2458. Height of Binary Tree After Subtree Removal Queries

• Time: $O(n)$
• Space: $O(n)$

C++JavaPython

class Solution {
 public:
  vector<int> treeQueries(TreeNode* root, vector<int>& queries) {
    vector<int> ans;

    dfs(root, 0, 0);

    for (const int query : queries)
      ans.push_back(valToMaxHeight[query]);

    return ans;
  }

 private:
  // valToMaxHeight[val] := the maximum height without the node with `val`
  unordered_map<int, int> valToMaxHeight;
  // valToHeight[val] := the height of the node with `val`
  unordered_map<int, int> valToHeight;

  int height(TreeNode* root) {
    if (root == nullptr)
      return 0;
    if (const auto it = valToHeight.find(root->val); it != valToHeight.cend())
      return it->second;
    return valToHeight[root->val] =
               (1 + max(height(root->left), height(root->right)));
  }

  // maxHeight := the maximum height without the current node `root`
  void dfs(TreeNode* root, int depth, int maxHeight) {
    if (root == nullptr)
      return;
    valToMaxHeight[root->val] = maxHeight;
    dfs(root->left, depth + 1, max(maxHeight, depth + height(root->right)));
    dfs(root->right, depth + 1, max(maxHeight, depth + height(root->left)));
  }
};

class Solution {
  public int[] treeQueries(TreeNode root, int[] queries) {
    int[] ans = new int[queries.length];

    dfs(root, 0, 0);

    for (int i = 0; i < queries.length; ++i)
      ans[i] = valToMaxHeight.get(queries[i]);

    return ans;
  }

  // valToMaxHeight[val] := the maximum height without the node with `val`
  private Map<Integer, Integer> valToMaxHeight = new HashMap<>();
  // valToHeight[val] := the height of the node with `val`
  private Map<Integer, Integer> valToHeight = new HashMap<>();

  private int height(TreeNode root) {
    if (root == null)
      return 0;
    if (valToHeight.containsKey(root.val))
      return valToHeight.get(root.val);
    final int h = 1 + Math.max(height(root.left), height(root.right));
    valToHeight.put(root.val, h);
    return h;
  }

  // maxHeight := the maximum height without the current node `root`
  private void dfs(TreeNode root, int depth, int maxHeight) {
    if (root == null)
      return;
    valToMaxHeight.put(root.val, maxHeight);
    dfs(root.left, depth + 1, Math.max(maxHeight, depth + height(root.right)));
    dfs(root.right, depth + 1, Math.max(maxHeight, depth + height(root.left)));
  }
}

class Solution:
  def treeQueries(self, root: TreeNode | None, queries: list[int]) -> list[int]:
    @lru_cache(None)
    def height(root: TreeNode | None) -> int:
      if not root:
        return 0
      return 1 + max(height(root.left), height(root.right))
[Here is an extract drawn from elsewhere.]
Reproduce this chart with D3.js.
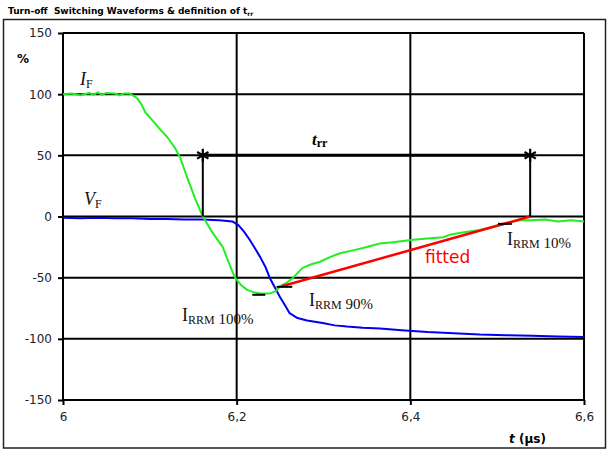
<!DOCTYPE html>
<html>
<head>
<meta charset="utf-8">
<script src="https://cdn.jsdelivr.net/npm/d3@7"></script>
<style>
  html, body { margin: 0; padding: 0; background: #fff; }
  svg { display: block; }
</style>
</head>
<body>
<svg id="chart" width="608" height="451"></svg>
<script>
// Forward current I_F (%) vs time (µs)
const ifTime = [6.000, 6.010, 6.020, 6.030, 6.035, 6.040, 6.045, 6.050, 6.060, 6.065, 6.070, 6.077,
  6.085, 6.090, 6.095, 6.105, 6.112, 6.120, 6.129, 6.135, 6.143, 6.152, 6.161, 6.172, 6.184, 6.191,
  6.198, 6.205, 6.212, 6.220, 6.227, 6.238, 6.245, 6.250, 6.258, 6.265, 6.276, 6.286, 6.296, 6.308,
  6.319, 6.335, 6.350, 6.365, 6.380, 6.403, 6.420, 6.438, 6.445, 6.460, 6.480, 6.503, 6.520, 6.526,
  6.540, 6.555, 6.570, 6.585, 6.600];
const ifValue = [100, 100.5, 99, 101, 99.5, 101.5, 99.5, 101, 100.5, 99, 100.5, 100.5,
  97, 92, 85, 77, 71, 65, 56, 48, 32, 15, 0, -13, -25, -38,
  -50, -56, -60, -62, -63, -63, -61, -57, -54, -50, -42, -39, -37, -33,
  -30, -27.5, -25, -22, -21, -19, -18, -17, -15, -13, -11, -7, -4, -3,
  -3, -2.5, -4, -3, -4];

// Forward voltage V_F (%) vs time (µs)
const vfTime = [6.000, 6.020, 6.040, 6.060, 6.080, 6.100, 6.120, 6.140, 6.160, 6.180, 6.195, 6.202,
  6.208, 6.215, 6.221, 6.227, 6.233, 6.238, 6.244, 6.250, 6.256, 6.261, 6.270, 6.281, 6.290, 6.299,
  6.313, 6.327, 6.345, 6.365, 6.390, 6.420, 6.450, 6.480, 6.510, 6.540, 6.570, 6.600];
const vfValue = [-1, -1.5, -1, -1.5, -1.5, -2, -2, -2.5, -2.5, -3, -4, -7,
  -12, -19, -26, -33, -41, -50, -58, -66, -73, -79, -83, -85, -86, -87,
  -89, -90, -91, -91.5, -93, -94.5, -95.5, -96.5, -97, -97.5, -98, -98.5];

// Fitted line through the 90 % and 10 % points of I_RRM
const fittedTime = [6.252, 6.538];
const fittedValue = [-57, 0];

// Level markers: [t start, t end, value, label]
const markerLevels = [
  [6.218, 6.233, -64, "100%"],
  [6.246, 6.264, -57.5, "90%"],
  [6.501, 6.517, -6, "10%"]
];

// Reverse recovery time interval
const trrStart = 6.161;
const trrEnd = 6.538;
const trrLevel = 50;

const xTicks = [6, 6.2, 6.4, 6.6];
const xTickLabels = ["6", "6,2", "6,4", "6,6"];
const yTicks = [-150, -100, -50, 0, 50, 100, 150];
const yTickLabels = ["-150", "-100", "-50", "0", "50", "100", "150"];

const svg = d3.select("#chart");
const plotLeft = 63, plotRight = 584, plotTop = 33, plotBottom = 400;

const x = d3.scaleLinear().domain([6, 6.6]).range([plotLeft, plotRight]);
const y = d3.scaleLinear().domain([-150, 150]).range([plotBottom, plotTop]);

// outer frame
svg.append("rect")
  .attr("x", 3.5).attr("y", 19.5).attr("width", 602).attr("height", 428.5)
  .attr("fill", "none").attr("stroke", "#222").attr("stroke-width", 1.5);

// title
const title = svg.append("text")
  .attr("x", 8).attr("y", 14)
  .attr("font-family", "DejaVu Sans, Verdana, sans-serif")
  .attr("font-weight", "bold").attr("font-size", 9).attr("fill", "#000")
  .attr("xml:space", "preserve");
title.append("tspan").text("Turn-off  Switching Waveforms & definition of t");
title.append("tspan").attr("font-size", 6).attr("dy", 2).text("rr");

// grid
const grid = svg.append("g").attr("stroke", "#000").attr("stroke-width", 2);
grid.selectAll("line.h").data(yTicks).join("line")
  .attr("x1", plotLeft).attr("x2", plotRight)
  .attr("y1", d => y(d)).attr("y2", d => y(d));
grid.selectAll("line.v").data(xTicks).join("line")
  .attr("y1", plotTop).attr("y2", plotBottom)
  .attr("x1", d => x(d)).attr("x2", d => x(d));

// axes
const axisFont = "DejaVu Sans, Verdana, sans-serif";
const yAxis = svg.append("g").attr("transform", `translate(${plotLeft},0)`)
  .call(d3.axisLeft(y).tickValues(yTicks).tickSize(5).tickPadding(6)
    .tickFormat((d, i) => yTickLabels[i]));
const xAxis = svg.append("g").attr("transform", `translate(0,${plotBottom})`)
  .call(d3.axisBottom(x).tickValues(xTicks).tickSize(5).tickPadding(7)
    .tickFormat((d, i) => xTickLabels[i]));
[yAxis, xAxis].forEach(a => {
  a.select(".domain").remove();
  a.selectAll(".tick line").attr("stroke", "#000").attr("stroke-width", 2);
  a.selectAll(".tick text").attr("font-family", axisFont).attr("font-size", 12).attr("fill", "#222");
});

// axis titles
svg.append("text").attr("x", 17).attr("y", 63)
  .attr("font-family", axisFont).attr("font-weight", "bold").attr("font-size", 12)
  .text("%");
const xt = svg.append("text").attr("x", 509).attr("y", 443)
  .attr("font-family", axisFont).attr("font-weight", "bold").attr("font-size", 12);
xt.append("tspan").attr("font-style", "italic").text("t");
xt.append("tspan").text(" (µs)");

// curves
const line = d3.line().x(d => x(d[0])).y(d => y(d[1]));
const plot = svg.append("g");

plot.append("path")
  .datum(vfTime.map((t, i) => [t, vfValue[i]]))
  .attr("d", line).attr("fill", "none")
  .attr("stroke", "#0000ee").attr("stroke-width", 2).attr("stroke-linejoin", "round");

plot.append("path")
  .datum(ifTime.map((t, i) => [t, ifValue[i]]))
  .attr("d", line).attr("fill", "none")
  .attr("stroke", "#22ee22").attr("stroke-width", 2).attr("stroke-linejoin", "round");

plot.append("path")
  .datum(fittedTime.map((t, i) => [t, fittedValue[i]]))
  .attr("d", line).attr("fill", "none")
  .attr("stroke", "#ff0000").attr("stroke-width", 2.5);

// level marker dashes
plot.selectAll("line.mk").data(markerLevels).join("line")
  .attr("x1", d => x(d[0])).attr("x2", d => x(d[1]))
  .attr("y1", d => y(d[2])).attr("y2", d => y(d[2]))
  .attr("stroke", "#000").attr("stroke-width", 2);

// t_rr interval
plot.append("line")
  .attr("x1", x(trrStart)).attr("x2", x(trrEnd))
  .attr("y1", y(trrLevel)).attr("y2", y(trrLevel))
  .attr("stroke", "#000").attr("stroke-width", 3);
plot.selectAll("line.drop").data([trrStart, trrEnd]).join("line")
  .attr("x1", d => x(d)).attr("x2", d => x(d))
  .attr("y1", y(trrLevel)).attr("y2", y(0))
  .attr("stroke", "#000").attr("stroke-width", 2);
plot.selectAll("path.star").data([trrStart, trrEnd]).join("path")
  .attr("transform", d => `translate(${x(d)},${y(trrLevel)})`)
  .attr("d", d3.symbol(d3.symbolAsterisk, 120))
  .attr("fill", "none").attr("stroke", "#000").attr("stroke-width", 2.2);

// labels
const serif = "Liberation Serif, Times New Roman, serif";
const trr = svg.append("text").attr("x", 312).attr("y", 145)
  .attr("font-family", serif).attr("font-weight", "bold");
trr.append("tspan").attr("font-style", "italic").attr("font-size", 17).text("t");
trr.append("tspan").attr("font-size", 12).attr("dy", 2).text("rr");

function subLabel(px, py, main, sub, italic) {
  const t = svg.append("text").attr("x", px).attr("y", py)
    .attr("font-family", serif).attr("fill", "#111");
  t.append("tspan").attr("font-size", 18).attr("font-style", italic ? "italic" : "normal").text(main);
  t.append("tspan").attr("font-size", 12).attr("dy", 3).text(sub);
  return t;
}
subLabel(80, 85, "I", "F", true);
subLabel(84, 205, "V", "F", true);

const irrmPos = [[182, 321], [309, 306], [507, 245]];
markerLevels.forEach((m, i) => {
  const t = subLabel(irrmPos[i][0], irrmPos[i][1], "I", "RRM", false);
  t.append("tspan").attr("font-size", 15).attr("dy", 0).text(" " + m[3]);
});

svg.append("text").attr("x", 425).attr("y", 263)
  .attr("font-family", "DejaVu Sans, Verdana, sans-serif").attr("font-size", 17)
  .attr("fill", "#ff0000").text("fitted");
</script>
</body>
</html>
    # valToMaxHeight[val] := the maximum height without the node with `val`
    valToMaxHeight = {}

    # maxHeight := the maximum height without the current node `root`
    def dfs(root: TreeNode | None, depth: int, maxHeight: int) -> None:
      if not root:
        return
      valToMaxHeight[root.val] = maxHeight
      dfs(root.left, depth + 1, max(maxHeight, depth + height(root.right)))
      dfs(root.right, depth + 1, max(maxHeight, depth + height(root.left)))

    dfs(root, 0, 0)
    return [valToMaxHeight[query] for query in queries]